Google Analytics is an excellent tool for gathering quantitative data. It will show you how many people came to your website, and how many left after a few seconds. But Google Analytics can’t tell you why they left. And if you don’t know why, you can’t fix the problem.
Without asking users why they did something, you’re likely to come to the wrong assumptions about why users are bouncing off the home page. You might think it’s because they don’t like the colors, or the banner ad is too prominent and assume a full redesign is required.
But it could be something entirely different; users could be confused about the purpose of the site so the copywriting needs work. Or it might not be mobile friendly, so a mobile redesign is required. Or it may turn out they were looking for an architect for their house, not for a website and advertising is to blame.
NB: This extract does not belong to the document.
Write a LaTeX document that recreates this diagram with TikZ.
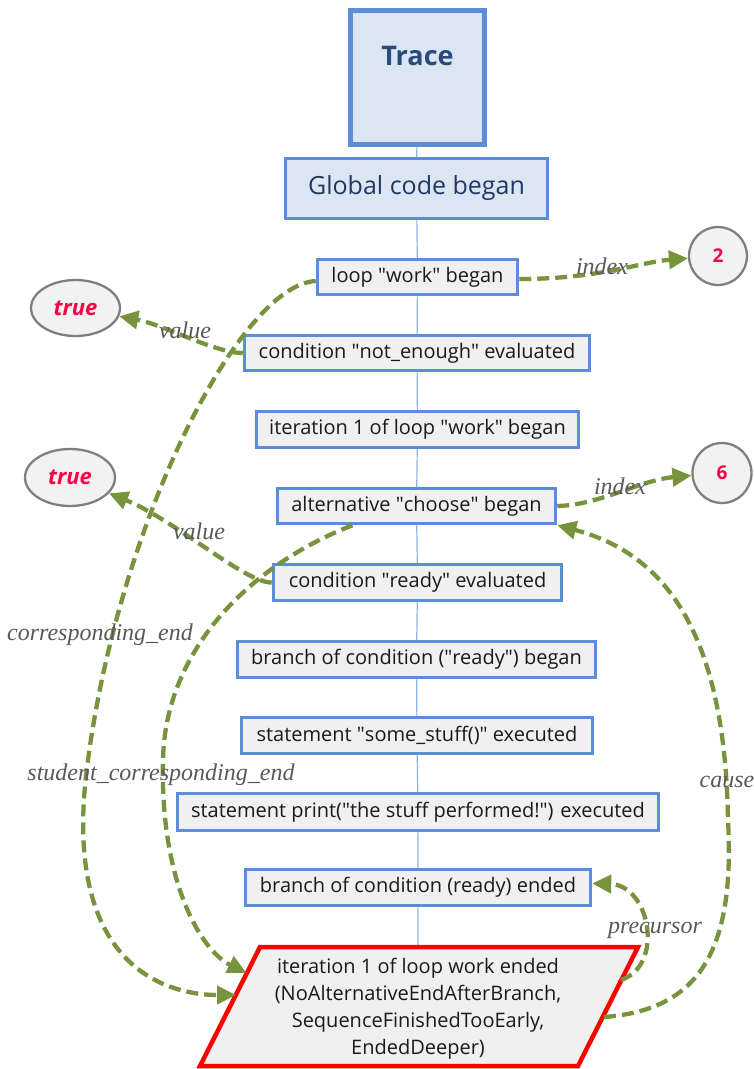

Without the qualitative information, the product designer only knows something went wrong — but not what, or how to fix it.
Prepare a list of questions in advance
Know what you’re trying to find out. Think carefully about what you need to know, then write a list of questions in advance. Don’t read the questions off the paper during the interview. Just use it as a prompt to keep you on track.
Try to make the interview feel like a conversation so your subject gets more comfortable and is willing to speak openly.
Don’t ask leading questions
Be sure to ask open-ended questions if you want honest answers. Subjects tend to tell you what they think you want to hear.
Ask: “What do you like to do on weekends?”
Not: “Do you like to exercise or go to movies on the weekends?”
Ask them to describe, rather than fill in the blanks.
When you ask someone to describe what they do, they’re more likely to give you detailed and authentic answers.
Ask: “Describe a perfect weekend.”
Not: “Would a perfect weekend include going out to dinner or hanging by the pool?”
Avoid pointing out specific issues.
Be careful you don’t influence your interviewee with your own biases. Subjects will more likely agree with you, whether or not they really do agree. Or, if you hit a nerve, they’ll stop talking all together.
Better to keep your opinions to yourself. Remember, the goal is to hear about their ideas and experiences not to express your own.